Albert is drawn to Robin, a debonair, mercurial man who wants to capture the fairies as they shimmer through the bright water-meadows. Hopefully Robin's endeavors will allow Albert to find individual enlightenment, to release him from the ties of flesh and help him find unity within a world of “intermediary spirits.” At first Robin is charming and delightful like a visiting dignitary, and the vicar follows in his wake. Having just come from London and numb from a murky past of pain, Cat is nonplussed at the relationship; she wonders how Robin could make such an impression. Hester can’t quite escape the feeling that it is Cat who is the pariah. A sullen girl distracted by “unnatural urges,” Cat is perhaps the source of the evil that has entered Hester's house to bring dark times upon them.

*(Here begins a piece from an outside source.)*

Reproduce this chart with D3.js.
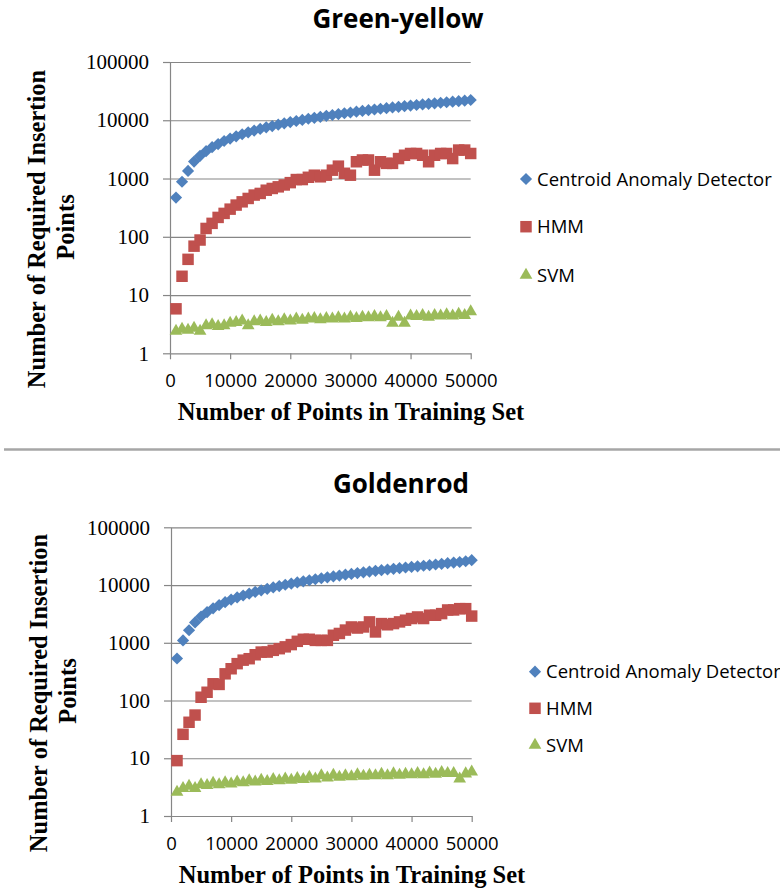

Cat’s resentment of her station in life is counterbalanced by “the sour worm of something fearful” that coils around in Hester’s gut. Both women represent the disconnected pathways between memory and thought that provides a time capsule into the suffragette movement and the journey of how a lost soldier from the Great War is found ninety years later with two perfectly preserved letters upon him. For Leah, who in 2011 travels to the War Graves Commission in Belgium, the possibly of identifying the letter-writer only adds to the whole tale’s shimmer of curiosity.

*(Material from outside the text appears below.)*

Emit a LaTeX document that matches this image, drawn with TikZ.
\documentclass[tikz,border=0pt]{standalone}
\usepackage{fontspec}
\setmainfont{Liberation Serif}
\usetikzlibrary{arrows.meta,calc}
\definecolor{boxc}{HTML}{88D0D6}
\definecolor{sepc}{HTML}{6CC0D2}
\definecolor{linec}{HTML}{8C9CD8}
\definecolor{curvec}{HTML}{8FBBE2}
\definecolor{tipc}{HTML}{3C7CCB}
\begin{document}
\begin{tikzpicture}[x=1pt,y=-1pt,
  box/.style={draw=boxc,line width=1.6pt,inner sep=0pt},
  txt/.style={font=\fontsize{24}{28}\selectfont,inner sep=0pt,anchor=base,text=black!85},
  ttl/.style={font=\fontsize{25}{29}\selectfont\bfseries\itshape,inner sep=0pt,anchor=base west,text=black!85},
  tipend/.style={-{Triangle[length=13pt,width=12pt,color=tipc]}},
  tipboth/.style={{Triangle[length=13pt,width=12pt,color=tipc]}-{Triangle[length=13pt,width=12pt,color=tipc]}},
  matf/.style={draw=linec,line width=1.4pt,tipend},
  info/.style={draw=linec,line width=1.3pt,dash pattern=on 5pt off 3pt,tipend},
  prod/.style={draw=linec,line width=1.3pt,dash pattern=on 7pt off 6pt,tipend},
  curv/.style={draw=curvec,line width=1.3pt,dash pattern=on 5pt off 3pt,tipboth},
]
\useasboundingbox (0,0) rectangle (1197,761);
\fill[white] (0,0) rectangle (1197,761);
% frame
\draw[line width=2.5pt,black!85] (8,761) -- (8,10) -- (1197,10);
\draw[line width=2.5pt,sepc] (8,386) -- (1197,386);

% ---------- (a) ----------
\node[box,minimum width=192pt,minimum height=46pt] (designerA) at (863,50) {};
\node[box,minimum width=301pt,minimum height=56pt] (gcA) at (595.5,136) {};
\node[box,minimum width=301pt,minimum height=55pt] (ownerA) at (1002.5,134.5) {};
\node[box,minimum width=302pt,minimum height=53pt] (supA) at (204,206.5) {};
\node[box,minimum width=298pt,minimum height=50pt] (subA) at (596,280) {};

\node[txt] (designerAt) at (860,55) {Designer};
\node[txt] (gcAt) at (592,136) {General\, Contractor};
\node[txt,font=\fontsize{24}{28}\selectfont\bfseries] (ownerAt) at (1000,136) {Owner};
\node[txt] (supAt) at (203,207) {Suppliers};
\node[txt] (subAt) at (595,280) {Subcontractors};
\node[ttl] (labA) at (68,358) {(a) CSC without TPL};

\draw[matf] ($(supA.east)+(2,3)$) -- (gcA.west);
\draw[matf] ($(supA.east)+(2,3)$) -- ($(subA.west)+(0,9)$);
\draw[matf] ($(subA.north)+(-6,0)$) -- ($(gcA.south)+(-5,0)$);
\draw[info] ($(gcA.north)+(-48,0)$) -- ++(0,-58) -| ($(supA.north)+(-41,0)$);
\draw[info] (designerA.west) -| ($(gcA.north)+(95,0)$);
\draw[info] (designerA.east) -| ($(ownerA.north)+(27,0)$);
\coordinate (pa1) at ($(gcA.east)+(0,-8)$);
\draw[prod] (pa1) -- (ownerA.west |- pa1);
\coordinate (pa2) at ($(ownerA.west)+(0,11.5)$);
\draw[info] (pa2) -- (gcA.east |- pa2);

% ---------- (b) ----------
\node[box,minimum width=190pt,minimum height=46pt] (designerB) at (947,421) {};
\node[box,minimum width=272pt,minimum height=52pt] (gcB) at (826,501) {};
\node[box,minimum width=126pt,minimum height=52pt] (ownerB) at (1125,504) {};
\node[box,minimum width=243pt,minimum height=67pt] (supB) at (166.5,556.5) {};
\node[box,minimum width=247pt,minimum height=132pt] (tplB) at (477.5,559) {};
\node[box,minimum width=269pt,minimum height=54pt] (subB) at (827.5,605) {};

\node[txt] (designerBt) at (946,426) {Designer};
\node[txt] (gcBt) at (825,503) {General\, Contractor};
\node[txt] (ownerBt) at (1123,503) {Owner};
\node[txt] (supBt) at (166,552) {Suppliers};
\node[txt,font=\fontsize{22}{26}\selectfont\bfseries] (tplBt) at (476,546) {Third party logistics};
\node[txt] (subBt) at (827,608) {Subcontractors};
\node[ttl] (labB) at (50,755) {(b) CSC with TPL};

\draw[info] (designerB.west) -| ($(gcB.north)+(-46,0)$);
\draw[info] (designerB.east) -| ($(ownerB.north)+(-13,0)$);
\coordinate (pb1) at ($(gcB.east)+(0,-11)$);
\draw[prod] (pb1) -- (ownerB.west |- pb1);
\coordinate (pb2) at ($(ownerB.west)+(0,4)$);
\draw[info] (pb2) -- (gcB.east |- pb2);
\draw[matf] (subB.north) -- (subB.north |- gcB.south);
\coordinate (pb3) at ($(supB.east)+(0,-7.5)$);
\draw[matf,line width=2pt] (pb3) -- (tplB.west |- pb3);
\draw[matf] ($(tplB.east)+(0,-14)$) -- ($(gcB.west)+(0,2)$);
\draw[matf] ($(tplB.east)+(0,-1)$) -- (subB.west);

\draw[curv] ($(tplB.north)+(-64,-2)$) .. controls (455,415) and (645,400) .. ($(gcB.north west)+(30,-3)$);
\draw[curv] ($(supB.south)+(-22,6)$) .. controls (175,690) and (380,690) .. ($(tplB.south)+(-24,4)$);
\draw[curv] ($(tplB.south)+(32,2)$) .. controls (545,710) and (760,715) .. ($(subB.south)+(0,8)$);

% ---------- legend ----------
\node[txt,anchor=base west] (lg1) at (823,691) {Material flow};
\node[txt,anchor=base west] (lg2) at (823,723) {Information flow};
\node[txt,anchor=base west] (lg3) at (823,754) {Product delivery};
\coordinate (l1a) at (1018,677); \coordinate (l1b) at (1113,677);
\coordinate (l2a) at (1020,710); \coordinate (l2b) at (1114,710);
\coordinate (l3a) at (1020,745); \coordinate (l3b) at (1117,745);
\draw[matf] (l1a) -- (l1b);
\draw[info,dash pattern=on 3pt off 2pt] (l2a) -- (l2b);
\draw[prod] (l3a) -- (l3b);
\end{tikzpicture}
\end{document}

Hailing from rural England herself, Webb brings great authenticity to her tale of grieving, frustrated people who find themselves constricted by sex and class, and the young, indentured working girl who yearns for so much more than marriage. Amid the “blousy summer days and diaphanous clouds,” the individual voices of Cat, Hester, Albert, Leah, and Robin come alive, heightening this delicate interplay between the social, sexual, and spiritual politics of the period.

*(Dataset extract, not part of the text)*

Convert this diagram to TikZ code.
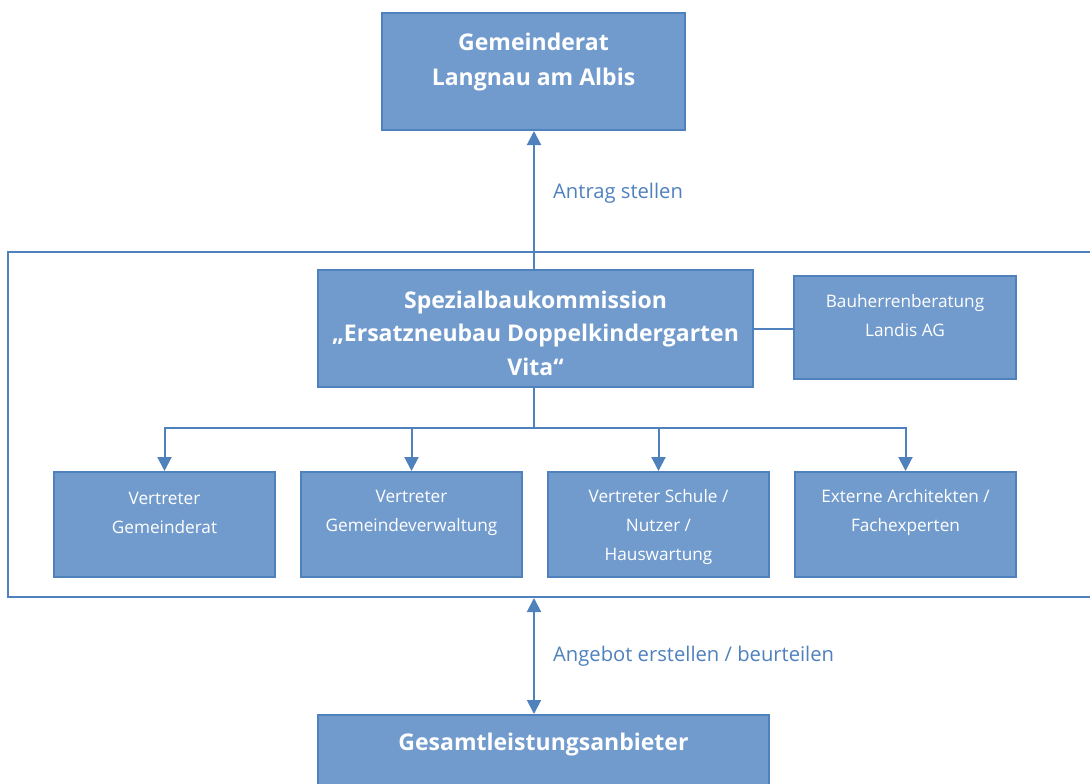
\documentclass[tikz,border=0pt]{standalone}
\usepackage{fontspec}
\setmainfont{Open Sans}
\usetikzlibrary{arrows.meta}
\definecolor{boxfill}{HTML}{729BCD}
\definecolor{boxline}{HTML}{4F81BD}
\definecolor{labelblue}{HTML}{4F81BD}
\begin{document}
\begin{tikzpicture}[x=1pt,y=-1pt,
  box/.style={draw=boxline, line width=2pt, fill=boxfill, inner sep=0pt, rectangle},
  boldtext/.style={text=white, align=center, font=\fontsize{23}{35}\selectfont\bfseries, inner sep=0pt},
  plaintext/.style={text=white, align=center, font=\fontsize{17.2}{29}\selectfont, inner sep=0pt},
  edgelabel/.style={text=labelblue, anchor=west, font=\fontsize{20.2}{24}\selectfont, inner sep=0pt},
  conn/.style={draw=boxline, line width=2pt},
  arr/.style={conn, -{Triangle[width=14pt,length=14pt]}},
  darr/.style={conn, {Triangle[width=14pt,length=14pt]}-{Triangle[width=14pt,length=14pt]}},
  frameline/.style={draw=boxline, line width=2pt}]
\useasboundingbox (0,0) rectangle (1090,784);
\fill[white] (0,0) rectangle (1090,784);

% outer frame (right side out of picture)
\draw[frameline] (1100,252) -- (8,252) -- (8,597) -- (1100,597);

% boxes
\node[box, minimum width=303pt, minimum height=117pt] (gr) at (533.5,71.5) {};
\node[box, minimum width=435pt, minimum height=117pt] (sbk) at (535.5,328.5) {};
\node[box, minimum width=222pt, minimum height=103pt] (bhb) at (905,327.5) {};
\node[box, minimum width=221pt, minimum height=105pt] (v1) at (164.5,524.5) {};
\node[box, minimum width=221pt, minimum height=105pt] (v2) at (411.5,524.5) {};
\node[box, minimum width=221pt, minimum height=105pt] (v3) at (658.5,524.5) {};
\node[box, minimum width=221pt, minimum height=105pt] (v4) at (905.5,524.5) {};
\node[box, minimum width=451pt, minimum height=100pt] (ges) at (543.5,765) {};

% texts
\node[boldtext] (grt) at (533.5,62.5) {Gemeinderat\\Langnau am Albis};
\node[boldtext, font=\fontsize{23}{33.5}\selectfont\bfseries] (sbkt) at (535.5,333) {Spezialbaukommission\\„Ersatzneubau Doppelkindergarten\\Vita“};
\node[plaintext] (bhbt) at (905,316) {Bauherrenberatung\\Landis AG};
\node[plaintext] (v1t) at (164.5,512.5) {Vertreter\\Gemeinderat};
\node[plaintext] (v2t) at (411.5,512.5) {Vertreter\\Gemeindeverwaltung};
\node[plaintext] (v3t) at (658.5,527) {Vertreter Schule /\\Nutzer /\\Hauswartung};
\node[plaintext] (v4t) at (905.5,512.5) {Externe Architekten /\\Fachexperten};
\node[boldtext] (gest) at (543.5,745) {Gesamtleistungsanbieter};

% connectors
\draw[arr] (sbk.north -| 534,0) -- (534,0 |- gr.south);
\node[edgelabel] (antrag) at (553,193) {Antrag stellen};

\draw[conn] (sbk.east) -- (sbk.east -| bhb.west);

\coordinate (br) at (534,428);
\draw[conn] (sbk.south -| br) -- (br);
\draw[arr] (br) -| (v1.north);
\draw[arr] (br) -| (v2.north);
\draw[arr] (br) -| (v3.north);
\draw[arr] (br) -| (v4.north);

\coordinate (fb) at (534,598);
\draw[darr] (fb) -- (fb |- ges.north);
\node[edgelabel] (angebot) at (553,656) {Angebot erstellen / beurteilen};
\end{tikzpicture}
\end{document}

The desire to learn the identity of the soldier pulls us into the story and increases the sense of moral ambiguity. As Leah reads the two letters again and again, she can almost feel the woman’s fear and desperation rising like a scent from the elegant lettering. The past finally begins to fall into place when Leah meets fragile Mark Canning, who tells Leah of a family scandal he knows nothing about except that back in 1911, some “weird guy” managed to convince a handful of people in “the existence of fairies.”

A rare literary gem, Webb’s tale is about how the “unseen” past is recreated in the present, how the present is in and of itself inaccurate, and how the diaphanous nature of fate is directly linked to family secrets. Bringing her characters to life in both broad strokes and the tiniest details, Webb makes her point in the context of an involving, propulsive page-turner that leaves the reader wanting much more.